Outside, the squad jumped up and down again, to see if anything they wore rattled or came loose. Then they boarded the boats that would take them to their insertion point.
Gene checked his watch. It was 0215. Moving down the river made the night seem cool. Cool for Vietnam anyway, he thought. The sky was clear and star-studded.
Cruz passed the word. “We’ll be heading down Twin Rivers in a few moments. Everybody stay down. Have your weapons ready. No noise.”
Gene looked up. By watching the stars, he could see the change in direction to the left that the boats made. He couldn’t help but wonder just how safe Twin Rivers would be. So many had died trying to get into the area. He stayed low and waited.
When they reached the fork that split the river into two, they took the one to the right. He thought of Raggedy for a second, whose village and the factory had been to the left. To his knowledge, this was the first time anyone had taken the river to the right. All other ops had either been blown to hell before that point or taken the left fork to try to find the weapons factory and then were hit.

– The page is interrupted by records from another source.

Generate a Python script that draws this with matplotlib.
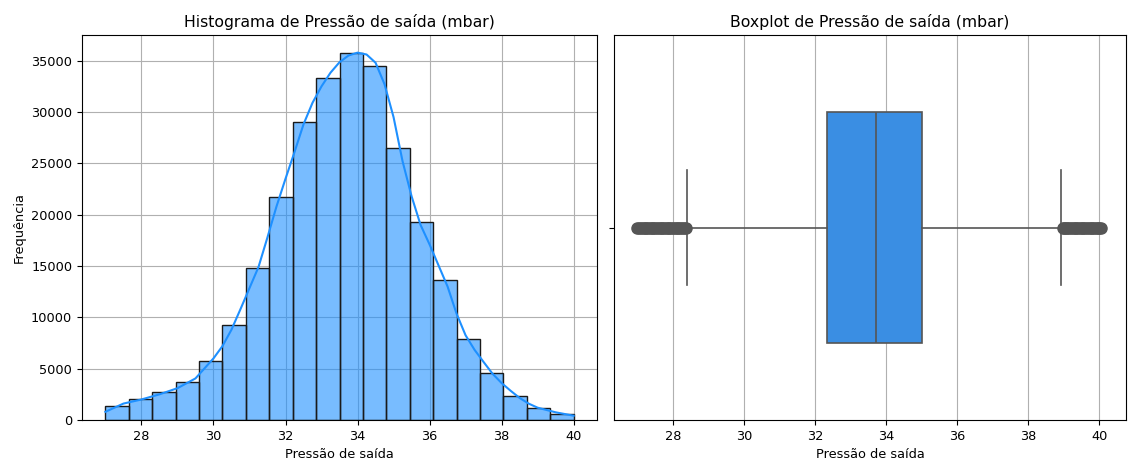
import numpy as np
import matplotlib
matplotlib.use("Agg")
import matplotlib.pyplot as plt

# histogram counts, 20 bins from 27 to 40
bin_start = 27.0
bin_end = 40.0
counts = [1400, 2000, 2700, 3700, 5750, 9300, 14800, 21700, 29000, 33350,
          35750, 34450, 26450, 19250, 13650, 7900, 4550, 2330, 1200, 550]

# kde curve (scaled to counts)
kde_x = [27.0, 27.5, 28.0, 28.5, 29.0, 29.5, 30.0, 30.25, 30.5, 30.75,
         31.0, 31.25, 31.5, 31.75, 32.0, 32.25, 32.5, 32.75, 33.0, 33.25,
         33.5, 33.75, 34.0, 34.25, 34.5, 34.75, 35.0, 35.25, 35.5, 35.75,
         36.0, 36.25, 36.5, 36.75, 37.0, 37.25, 37.5, 37.75, 38.0, 38.25,
         38.5, 38.75, 39.0, 39.5, 40.0]
kde_y = [800, 1600, 2000, 2500, 3100, 4050, 6000, 7200, 8800, 10800,
         12850, 14900, 17800, 20800, 23500, 26100, 28800, 30900, 32500, 33830,
         34850, 35500, 35780, 35600, 34800, 32700, 29500, 25200, 21800, 19000,
         17100, 15050, 13000, 10350, 8250, 6830, 5650, 4500, 3600, 2850,
         2150, 1600, 1200, 750, 420]

# boxplot summary
q1, med, q3 = 32.34, 33.72, 35.0
whis_lo, whis_hi = 28.40, 38.93
fliers_low = [27.00, 27.05, 27.10, 27.15, 27.20, 27.25, 27.30, 27.35,
              27.40, 27.45, 27.50, 27.55, 27.60, 27.65, 27.70, 27.75,
              27.80, 27.85, 27.90, 27.95, 28.00, 28.05, 28.10, 28.15,
              28.20, 28.25, 28.30, 28.37]
fliers_high = [38.97, 39.00, 39.05, 39.10, 39.15, 39.20, 39.25, 39.30,
               39.35, 39.40, 39.45, 39.50, 39.55, 39.60, 39.65, 39.70,
               39.75, 39.80, 39.85, 39.90, 39.95, 40.00, 40.05]

plt.rcParams['font.size'] = 9.3

fig = plt.figure(figsize=(11.28, 4.61), dpi=100)
ax1 = fig.add_axes([0.0727, 0.0889, 0.4566, 0.8352])
ax2 = fig.add_axes([0.5443, 0.0889, 0.4540, 0.8352])

# histogram
n = len(counts)
w = (bin_end - bin_start) / n
lefts = [bin_start + i * w for i in range(n)]
ax1.bar(lefts, counts, width=w, align='edge', color='#1E90FF', alpha=0.6,
        edgecolor='none', zorder=2)
ax1.bar(lefts, counts, width=w, align='edge', facecolor='none',
        edgecolor='#1a1a1a', linewidth=1.0, zorder=2.1)
ax1.plot(kde_x, kde_y, color='#1E90FF', lw=1.5, zorder=3)
ax1.set_xlim(26.35, 40.65)
ax1.set_ylim(0, 37500)
ax1.set_xticks([28, 30, 32, 34, 36, 38, 40])
ax1.set_yticks(range(0, 35001, 5000))
ax1.grid(True, color='#b0b0b0', lw=0.8, zorder=0)
ax1.set_axisbelow(True)
ax1.set_title('Histograma de Pressão de saída (mbar)', fontsize=11.3)
ax1.set_xlabel('Pressão de saída')
ax1.set_ylabel('Frequência')

# boxplot
line_c = '#555555'
stats = [dict(med=med, q1=q1, q3=q3, whislo=whis_lo, whishi=whis_hi,
              fliers=fliers_low + fliers_high)]
ax2.bxp(stats, positions=[0], widths=0.6, vert=False, patch_artist=True,
        capwidths=0.3,
        boxprops=dict(facecolor='#3a8ee3', edgecolor=line_c, lw=1.2),
        medianprops=dict(color=line_c, lw=1.2),
        whiskerprops=dict(color=line_c, lw=1.2),
        capprops=dict(color=line_c, lw=1.2),
        flierprops=dict(marker='o', markersize=8, markerfacecolor=line_c,
                        markeredgecolor=line_c))
ax2.set_xlim(26.34, 40.75)
ax2.set_ylim(0.5, -0.5)
ax2.set_xticks([28, 30, 32, 34, 36, 38, 40])
ax2.set_xticklabels(['28', '30', '32', '34', '36', '38', '40'])
ax2.set_yticks([0])
ax2.set_yticklabels([''])
ax2.grid(True, axis='x', color='#b0b0b0', lw=0.8)
ax2.set_axisbelow(True)
ax2.set_title('Boxplot de Pressão de saída (mbar)', fontsize=11.3)
ax2.set_xlabel('Pressão de saída')

fig.savefig('out.png', dpi=100)
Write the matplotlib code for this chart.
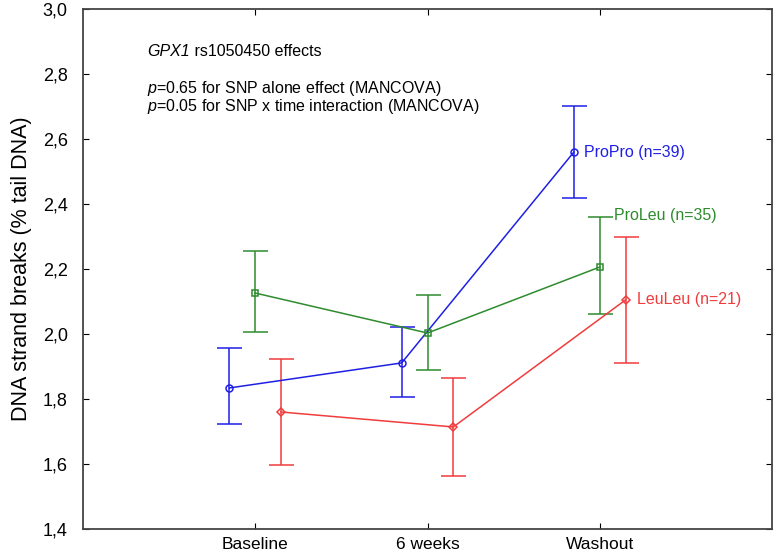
import numpy as np
import matplotlib
matplotlib.use("Agg")
import matplotlib.pyplot as plt
from matplotlib.ticker import FuncFormatter

plt.rcParams['font.family'] = ['Liberation Sans', 'DejaVu Sans']
plt.rcParams['mathtext.fontset'] = 'custom'
plt.rcParams['mathtext.rm'] = 'Liberation Sans'
plt.rcParams['mathtext.it'] = 'Liberation Sans:italic'

times = ['Baseline', '6 weeks', 'Washout']

# means and error bar limits
propro      = [1.834, 1.911, 2.560]
propro_lo   = [1.723, 1.806, 2.420]
propro_hi   = [1.957, 2.022, 2.700]

proleu      = [2.126, 2.003, 2.206]
proleu_lo   = [2.006, 1.889, 2.061]
proleu_hi   = [2.255, 2.120, 2.360]

leuleu      = [1.760, 1.714, 2.105]
leuleu_lo   = [1.597, 1.563, 1.911]
leuleu_hi   = [1.923, 1.865, 2.298]

labels = ['ProPro (n=39)', 'ProLeu (n=35)', 'LeuLeu (n=21)']

fig = plt.figure(figsize=(7.74, 5.54), dpi=100)
ax = fig.add_axes([83/774, 1 - 529/554, (772-83)/774, (529-9)/554])

x = np.arange(1, len(times) + 1)
series = [
    (propro, propro_lo, propro_hi, -0.15, '#1f1fe6', 'o', labels[0], (7, 0)),
    (proleu, proleu_lo, proleu_hi, 0.0, '#2e8b2e', 's', labels[1], (10, 1)),
    (leuleu, leuleu_lo, leuleu_hi, 0.15, '#f03c3c', 'D', labels[2], (8, 0)),
]

for m, lo, hi, off, col, mk, lab, shift in series:
    m = np.array(m); lo = np.array(lo); hi = np.array(hi)
    xs = x + off
    ax.errorbar(xs, m, yerr=[m - lo, hi - m], color=col, lw=1.1,
                marker=mk, ms=5 if mk != 'D' else 4, mfc='none', mec=col,
                mew=1.1, capsize=9, capthick=1.1, elinewidth=1.1)
    yref = hi[-1] if lab.startswith('ProLeu') else m[-1]
    ax.annotate(lab, (xs[-1], yref), xytext=shift, textcoords='offset points',
                color=col, fontsize=11.5, va='center', ha='left')

ax.set_xlim(0, 4)
ax.set_ylim(1.4, 3.0)
ax.set_xticks(x)
ax.set_xticklabels(times, fontsize=12.5)
ax.set_yticks(np.arange(1.4, 3.01, 0.2))
ax.yaxis.set_major_formatter(FuncFormatter(lambda v, p: ('%.1f' % v).replace('.', ',')))
ax.tick_params(axis='y', labelsize=13, direction='in', length=4, right=True, pad=11)
ax.tick_params(axis='x', direction='in', length=4, top=True, pad=6)
ax.set_ylabel('DNA strand breaks (% tail DNA)', fontsize=15.5, labelpad=8)
for s in ax.spines.values():
    s.set_color('#444444')
    s.set_linewidth(1.3)

t1 = ax.text(0.373, 2.87, 'GPX1', fontsize=11.5, style='italic', va='center', ha='left')
ax.annotate(' rs1050450 effects', xy=(1, 0.5), xycoords=t1, fontsize=11.5,
            va='center', ha='left')
ax.text(0.373, 2.755, r'$p$=0.65 for SNP alone effect (MANCOVA)', fontsize=11.5, va='center', ha='left')
ax.text(0.373, 2.70, r'$p$=0.05 for SNP x time interaction (MANCOVA)', fontsize=11.5, va='center', ha='left')

fig.savefig('out.png', dpi=100)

Gene shifted position slightly to keep his legs and feet from going to sleep or cramping. So far, so good. He glanced around. Everybody was facing outward. Three to port and four to starboard, they were ready to rise from below the bulkheads and return fire instantly if they got hit.
The boat moved slowly down the steadily narrowing river. The banks were so close, the trees on each side were joined over the water.
“Get ready,” Cruz whispered.
The boat turned into the west bank and stopped. One by one the SEALs inserted. They moved immediately into the concealing bush and set security until the boat moved back out.
Concealed in the foliage, Gene looked around and listened to the sounds of night. He took careful breaths, smelling the air, making sure no one was near, hoping no one saw them insert. T
wo finger snaps caught his attention.
Cruz waved, signaling move out.
Gene watched Brian take point, moving on the compass bearing given during the PLO. With the rest, he dropped into file formation. Slowly, silently, they snaked through the heavy bush.
The clear night had brought out every bug. The air was so full of flying creatures, it was like walking through massed spiderwebs. Gene breathed slow and easy, trying hard not to inhale any of the tiny insects. Keep moving, he told, himself. Just keep moving.
They rested about every hundred meters, listening, then moved on.
The terrain was a bitch to patrol through—a virgin area. Gene doubted that other humans had ever come into it. It was too hard to move. Passage was too slow to be of any use—except to SEALs. The enemy would never expect them to come this route.
Finally the jungle opened up a bit more, and the mud grew less deep. The patrol halted. Brian and Cruz disappeared into the bush ahead. When they returned, Cruz went to each man to say they’d reached their target. Back in position, he gave the sign to move in.
Gene stepped out of the jungle and into the graveyard. The left fork of the river flowed slowly by. Cruz and Brian had been right on the money. With all the weaving in and out they’d had to do to get there, they were right on the target. Lucky. In almost all the other ops, they’d hit the right place but had to shift one way or the other to move into the target area.
From fifteen grave sites away, Gene watched Brian, Cruz, and Roland at the seventh grave. They were using their knives to probe for possible mines that might have been laid to protect the weapons. Finding none, they began to remove earth from the grave. The one thing they didn’t know was how deeply the weapons were buried.
Setting security, Gene was closest to the river, and to the south of their area, where he could look in the direction of the NVA camp. Nearby, Jim, Alex, and Doc, the rest of the squad’s security element, also watched for anyone who might come in.